I was the above anon. I was just responding to an initial post about construction sites in "Chicago" that included sites in Wisconsin, Indiana, and Kentucky. The point is that there are no other surrounding cities that contribute to the Chicago legal market. In an area the same size as what this survey counted, Texas has Austin, Dallas, and Houston.Bumi wrote:Are you people seriously comparing the economy of the entire state of Texas with a single city? Houston and Dallas are two completely different legal markets over two hundred miles from each other.
It makes sense to talk about Texas as one market if you go to law school in another state, but in practice, even Fort Worth and Dallas have independent identities in terms of the legal communities in each place.

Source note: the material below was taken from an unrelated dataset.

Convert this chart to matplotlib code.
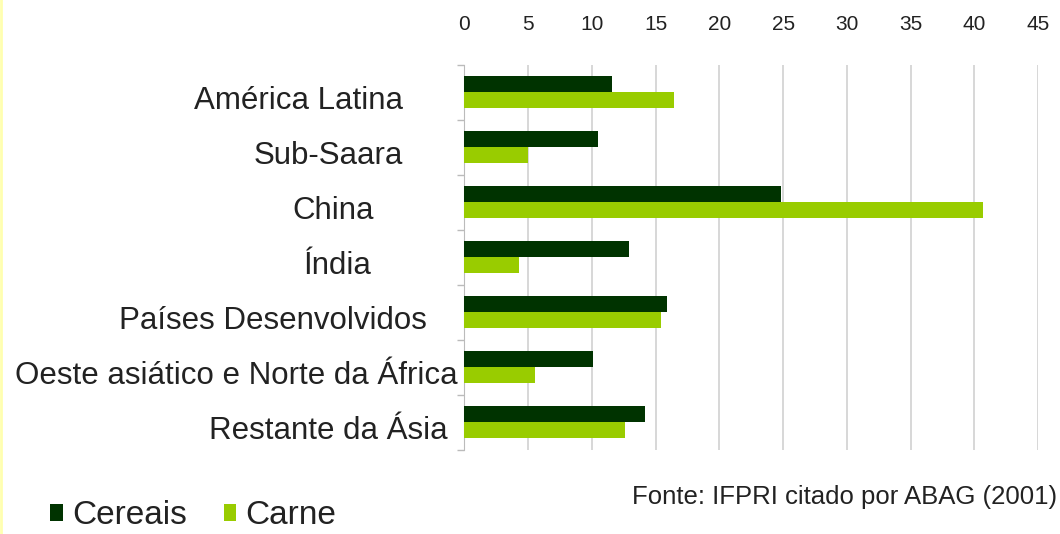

I am familiar with the legal markets in Chicago and in Texas. There are many, many great things about practicing in Texas, but some of you are being ridiculous.
You don't sound like you know much about Texas. It would be very obvious to people from there that Dallas and Forth Worth are REALLY different. Lol at 200 miles apart, everyone in Texas will drive down and back between Houston/Dallas/Austin in the same day (and obviously Southwest flies these routes continuously). Those cities are very closely tied. SPC is a high school sports conference for the elite private schools that spans the major Texas cities and also OK and LA. Everyone knows the same people. Everyone went to UT. Everyone was in the same fraternity/sorority. They are much more closely related than Chicago and Indianapolis or whatever.